This year’s National Addictions Awareness Week (NAAW) theme is “Change Begins with Me,” which aims to present Canadians with ways they can reassess the way we think about substance use disorders and people who use drugs. At Sandstone, we want to take this one step further by calling on Canadians to recognize the challenges associated with substance use, addiction and mental health as a community responsibility requiring community action.
Our campaign, titled “It’s Not Personal,” intends to inspire citizens, government, and private business to engage in the conversation and take small tangible actions with big impact to surround Canadians with support systems in every aspect of life.

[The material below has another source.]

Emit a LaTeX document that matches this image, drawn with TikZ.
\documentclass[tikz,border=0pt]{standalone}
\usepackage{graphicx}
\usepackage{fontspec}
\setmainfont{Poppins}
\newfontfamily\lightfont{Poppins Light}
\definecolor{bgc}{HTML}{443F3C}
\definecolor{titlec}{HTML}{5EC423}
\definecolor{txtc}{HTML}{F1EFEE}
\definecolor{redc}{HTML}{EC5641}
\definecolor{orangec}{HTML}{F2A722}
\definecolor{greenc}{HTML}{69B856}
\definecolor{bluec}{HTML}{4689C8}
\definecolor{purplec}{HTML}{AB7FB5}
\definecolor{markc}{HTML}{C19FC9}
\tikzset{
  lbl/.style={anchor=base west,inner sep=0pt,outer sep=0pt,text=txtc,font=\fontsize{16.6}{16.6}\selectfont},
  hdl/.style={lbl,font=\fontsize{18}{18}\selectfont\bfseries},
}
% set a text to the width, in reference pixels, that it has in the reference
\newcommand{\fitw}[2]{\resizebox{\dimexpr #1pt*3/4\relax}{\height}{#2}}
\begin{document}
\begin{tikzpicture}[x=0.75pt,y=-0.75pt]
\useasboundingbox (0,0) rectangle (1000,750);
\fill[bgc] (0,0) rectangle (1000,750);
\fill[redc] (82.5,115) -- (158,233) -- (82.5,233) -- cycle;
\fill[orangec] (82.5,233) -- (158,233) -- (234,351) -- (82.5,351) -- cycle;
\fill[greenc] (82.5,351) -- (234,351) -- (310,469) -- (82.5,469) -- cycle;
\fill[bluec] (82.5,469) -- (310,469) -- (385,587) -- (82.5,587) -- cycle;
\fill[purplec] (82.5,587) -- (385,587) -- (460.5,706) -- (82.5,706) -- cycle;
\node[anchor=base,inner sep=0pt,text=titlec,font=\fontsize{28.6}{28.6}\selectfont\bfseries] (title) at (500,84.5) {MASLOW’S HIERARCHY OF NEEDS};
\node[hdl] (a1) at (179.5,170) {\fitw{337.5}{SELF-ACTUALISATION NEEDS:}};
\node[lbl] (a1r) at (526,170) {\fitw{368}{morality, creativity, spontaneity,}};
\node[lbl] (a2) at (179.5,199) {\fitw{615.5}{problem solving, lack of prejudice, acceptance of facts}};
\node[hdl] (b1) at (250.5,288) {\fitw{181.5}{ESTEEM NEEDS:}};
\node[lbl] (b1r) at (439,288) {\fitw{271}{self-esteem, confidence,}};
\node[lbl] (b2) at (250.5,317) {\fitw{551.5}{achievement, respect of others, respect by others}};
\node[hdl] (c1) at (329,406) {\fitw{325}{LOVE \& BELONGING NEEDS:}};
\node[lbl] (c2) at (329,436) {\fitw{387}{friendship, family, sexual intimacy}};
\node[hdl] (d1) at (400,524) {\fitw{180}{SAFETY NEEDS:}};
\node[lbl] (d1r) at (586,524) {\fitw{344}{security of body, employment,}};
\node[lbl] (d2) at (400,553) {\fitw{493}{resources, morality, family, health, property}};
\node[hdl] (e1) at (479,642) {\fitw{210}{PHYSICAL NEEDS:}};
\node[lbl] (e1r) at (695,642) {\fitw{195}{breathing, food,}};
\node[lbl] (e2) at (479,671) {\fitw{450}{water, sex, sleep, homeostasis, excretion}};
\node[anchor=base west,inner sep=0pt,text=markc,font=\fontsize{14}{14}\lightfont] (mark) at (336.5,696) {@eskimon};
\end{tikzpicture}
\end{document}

“Addiction and mental health struggles are often viewed as a personal problem,.” says Ian Rabb of Sandstone treatment centre, part of the national Edgewood Health Network. “It’s a convenient narrative that absolves us from taking community ownership to address the addictions crisis we’re in. We can’t rely on someone else or solely our governments to provide all the answers – each and every one of us should be asking how we can help to build healthy communities.”
The “It’s Not Personal” social media awareness campaign provides Canadians with simple calls to action, from asking your employer about the mental health or addictions support provided through your company benefits program, to sharing community resources with people in your online and offline communities. It will also highlight positive stories of those who are in recovery and focused on improving their quality of life.
“Often the messaging and headlines around addiction focus on the worst case scenarios, the overdoses, and the gory details of people’s struggles,” explains Rabb. “This adds to the hopelessness of conquering this crisis, when in fact there are many positive stories of people who are living fulfilled lives in long term recovery. We want to get away from the stigmatizing imagery that is so often portrayed and show that recovery is achievable and should be accessible to everyone.”
“We also need to acknowledge that the majority of Canadians experiencing substance use disorder don’t fit the portrayal we see in mainstream media of a street-level junkie,” he adds. “They often have a home, a family, and a career. These patients suffer silently while the popular message is that they’re fine, because they don’t look like the picture we see on the news. This message is killing people and preventing them from seeking help. We hope this campaign helps more people to see the signs and know there are supports in place to help.”